Division Presse et Information

    COMMUNIQUÉ DE PRESSE nº 34/04

29 avril 2004

Conclusions de l’Avocat général dans l’affaire C-304/02

Commission des Communautés européennes / République française.

L’AVOCAT GÉNÉRAL GEELHOED PROPOSE QUE POUR LA PREMIÈRE FOIS, LA COUR CONDAMNE UN ÉTAT MEMBRE Á UNE SOMME FORFAITAIRE POUR UN MANQUEMENT PERSISTENT ET STRUCTUREL AU DROIT COMMUNAUTAIRE

L’Avocat général propose que la France soit condamnée à une somme forfaitaire de 115,5 millions d’euros pour avoir manqué de respecter ses obligations en matière de pêches durant un certain nombre d’années et à payer une astreinte de près de 58 millions d’euros pour chaque période supplémentaire de six mois pour laquelle elle manque de s’exécuter.


En 1991, la Cour avait, à la demande de la Commission, constaté que la France avait entre 1984 et 1987 violé le droit communautaire en s’abstenant de procéder aux contrôles destinés à assurer le respect des mesures techniques de conservation de la pêche.
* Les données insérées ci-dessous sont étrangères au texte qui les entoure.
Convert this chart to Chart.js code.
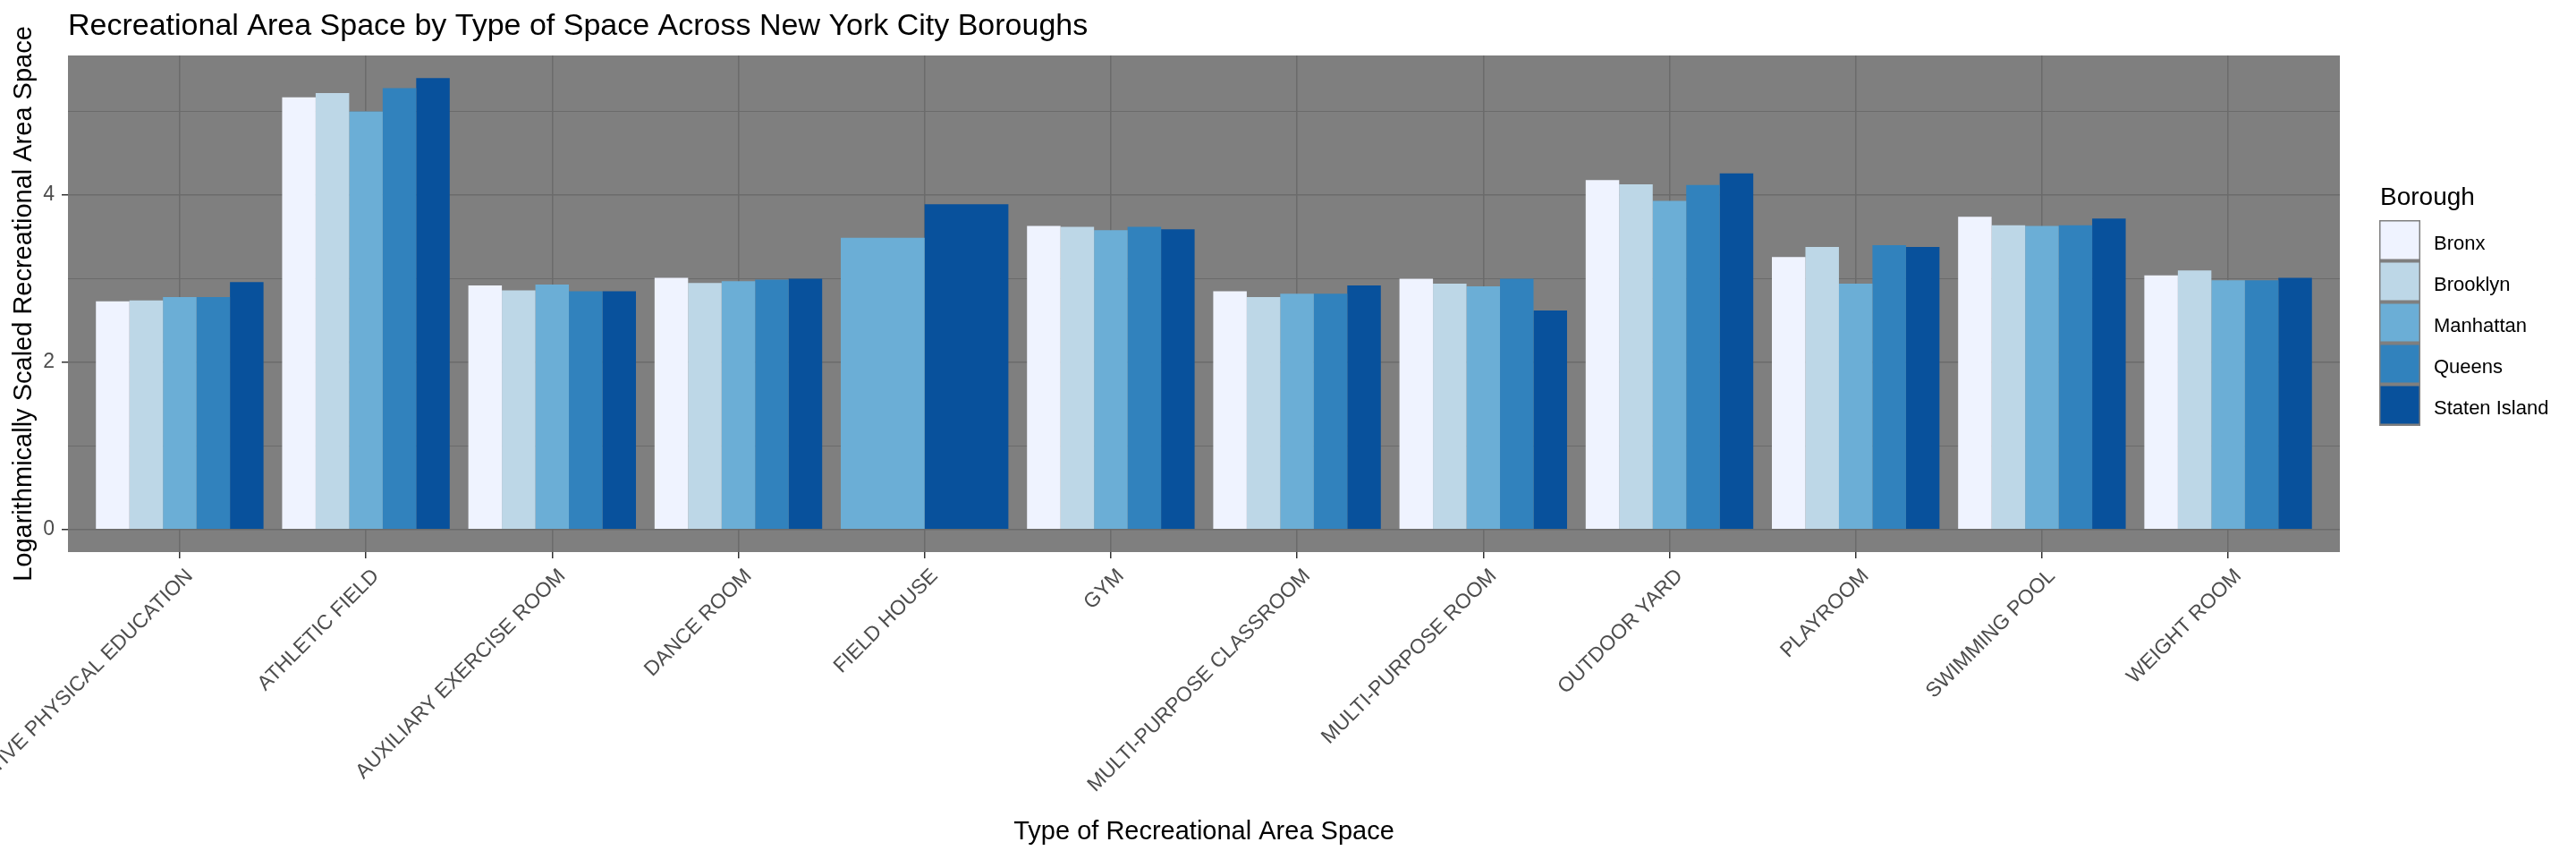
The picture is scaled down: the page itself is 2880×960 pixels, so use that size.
<!DOCTYPE html>
<html>
<head>
<meta charset="utf-8">
<script src="https://cdn.jsdelivr.net/npm/chart.js@4.4.1/dist/chart.umd.min.js"></script>
<style>
html,body{margin:0;padding:0;background:#ffffff;}
#wrap{width:2880px;height:960px;position:relative;}
</style>
</head>
<body>
<div id="wrap"><canvas id="c" width="2880" height="960"></canvas></div>
<script>
// ---------------- data ----------------
const categories = ["ADAPTIVE PHYSICAL EDUCATION","ATHLETIC FIELD","AUXILIARY EXERCISE ROOM","DANCE ROOM","FIELD HOUSE","GYM","MULTI-PURPOSE CLASSROOM","MULTI-PURPOSE ROOM","OUTDOOR YARD","PLAYROOM","SWIMMING POOL","WEIGHT ROOM"];
const boroughs = ["Bronx","Brooklyn","Manhattan","Queens","Staten Island"];
const bronx        = [2.73, 5.17, 2.92, 3.01, null, 3.63, 2.85, 3.00, 4.18, 3.26, 3.74, 3.04];
const brooklyn     = [2.74, 5.22, 2.86, 2.95, null, 3.62, 2.78, 2.94, 4.13, 3.38, 3.64, 3.10];
const manhattan    = [2.78, 5.00, 2.93, 2.97, 3.49, 3.58, 2.82, 2.91, 3.93, 2.94, 3.63, 2.98];
const queens       = [2.78, 5.28, 2.85, 2.99, null, 3.62, 2.82, 3.00, 4.12, 3.40, 3.64, 2.98];
const statenIsland = [2.96, 5.40, 2.85, 3.00, 3.89, 3.59, 2.92, 2.62, 4.26, 3.38, 3.72, 3.01];
const yGridValues  = [0, 1, 2, 3, 4, 5];
const yTickLabels  = [0, 2, 4];

// ---------------- styles ----------------
const seriesValues = [bronx, brooklyn, manhattan, queens, statenIsland];
const colors = ["#EFF3FF", "#BDD7E7", "#6BAED6", "#3182BD", "#08519C"];
const FONT = "'Liberation Sans', Arial, Helvetica, sans-serif";

const allVals = seriesValues.flat().filter(v => v !== null);
const dataMax = Math.max(...allVals);
const yMin = -0.05 * dataMax;
const yMax = dataMax * 1.05;

const datasets = boroughs.map((b, k) => ({
  label: b,
  data: categories.map((c, i) => ({ x: i, y: seriesValues[k][i] })),
  backgroundColor: colors[k],
  borderWidth: 0,
  skipNull: true,
  categoryPercentage: 0.9,
  barPercentage: 1.0
}));

const panelPlugin = {
  id: 'panel',
  beforeDraw(chart) {
    const { ctx, chartArea: a } = chart;
    ctx.save();
    ctx.fillStyle = '#ffffff';
    ctx.fillRect(0, 0, chart.width, chart.height);
    ctx.fillStyle = '#7F7F7F';
    ctx.fillRect(a.left, a.top, a.right - a.left, a.bottom - a.top);
    ctx.restore();
  },
  afterDraw(chart) {
    const { ctx } = chart;
    const xs = chart.scales.x;
    // x tick labels, rotated 45 degrees
    ctx.save();
    ctx.font = '23px ' + FONT;
    ctx.fillStyle = '#4D4D4D';
    categories.forEach((c, i) => {
      const px = xs.getPixelForValue(i);
      ctx.save();
      ctx.translate(px + 4, 633);
      ctx.rotate(-Math.PI / 4);
      ctx.textAlign = 'right';
      ctx.textBaseline = 'alphabetic';
      ctx.fillText(c, 0, 16.5);
      ctx.restore();
    });
    ctx.restore();

    // legend
    ctx.save();
    ctx.fillStyle = '#000000';
    ctx.font = '28px ' + FONT;
    ctx.textAlign = 'left';
    ctx.textBaseline = 'alphabetic';
    ctx.fillText('Borough', 2661, 229);
    ctx.fillStyle = '#7F7F7F';
    ctx.fillRect(2660, 246, 46, 230);
    ctx.font = '22px ' + FONT;
    boroughs.forEach((b, k) => {
      ctx.fillStyle = colors[k];
      ctx.fillRect(2661.5, 247.5 + 46 * k, 43, 42);
      ctx.fillStyle = '#000000';
      ctx.fillText(b, 2721, 279 + 46 * k);
    });
    ctx.restore();
  }
};

new Chart(document.getElementById('c'), {
  type: 'bar',
  data: { datasets },
  plugins: [panelPlugin],
  options: {
    responsive: false,
    devicePixelRatio: 1,
    animation: false,
    layout: { padding: { left: 0, top: 0, right: 264, bottom: 0 } },
    plugins: {
      legend: { display: false },
      tooltip: { enabled: false },
      title: {
        display: true,
        text: 'Recreational Area Space by Type of Space Across New York City Boroughs',
        align: 'start',
        fullSize: false,
        color: '#000000',
        font: { family: FONT, size: 34, weight: 'normal' },
        padding: { top: 8.8, bottom: 12.4 }
      }
    },
    scales: {
      x: {
        type: 'linear',
        offset: false,
        min: -0.6,
        max: categories.length - 0.4,
        afterBuildTicks: s => { s.ticks = categories.map((c, i) => ({ value: i })); },
        ticks: { display: false },
        grid: { offset: false, color: '#6B6B6B', lineWidth: 1.5, tickLength: 7, tickColor: '#333333', tickWidth: 1.5 },
        border: { display: false },
        title: {
          display: true,
          text: 'Type of Recreational Area Space',
          color: '#000000',
          font: { family: FONT, size: 29 },
          padding: { top: 0, bottom: 12.6 }
        },
        afterFit: s => { s.height = 343; s.paddingLeft = 0; s.paddingRight = 0; }
      },
      y: {
        min: yMin,
        max: yMax,
        afterBuildTicks: s => { s.ticks = yGridValues.map(v => ({ value: v })); },
        ticks: {
          callback: v => (yTickLabels.includes(v) ? String(v) : ''),
          color: '#4D4D4D',
          font: { family: FONT, size: 23 },
          padding: 8
        },
        grid: {
          color: '#6B6B6B',
          lineWidth: c => (c.tick && yTickLabels.includes(c.tick.value)) ? 1.5 : 1,
          tickLength: 7,
          tickWidth: 1.5,
          tickColor: c => (c.tick && yTickLabels.includes(c.tick.value)) ? '#333333' : 'rgba(0,0,0,0)'
        },
        border: { display: false },
        title: {
          display: true,
          text: 'Logarithmically Scaled Recreational Area Space',
          color: '#000000',
          font: { family: FONT, size: 29 },
          padding: { top: 9.1, bottom: 0 }
        },
        afterFit: s => { s.width = 76; }
      }
    }
  }
});
</script>
</body>
</html>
La Cour a constaté en particulier que la France avait manqué à son obligation de procéder à des contrôles relatifs au maillage minimal des filets, à la fixation de dispositifs aux filets, aux prises accessoires et à la taille minimale du poisson pouvant être vendu.
De plus, la Cour a jugé que la France s’était abstenue de poursuivre les contrevenants aux dispositions communautaires pertinentes.
Au cours des onze années qui ont suivi, la Commission a engagé un dialogue prolongé avec la France quant aux actions entreprises pour exécuter les règles communautaires. Toutefois, à la suite de nombreuses inspections effectuées dans certains ports français au cours de cette période, la Commission n’a toujours pas été convaincue que la France avait intégralement respecté ses obligations. C’est pourquoi la Commission a demandé à la Cour de constater que la France avait manqué à son obligation de respecter l’arrêt de 1991 et de la condamner au payement de 316.500 euros par jour de retard dans la mise en œuvre de cet arrêt à la date du prononcé du présent jugement.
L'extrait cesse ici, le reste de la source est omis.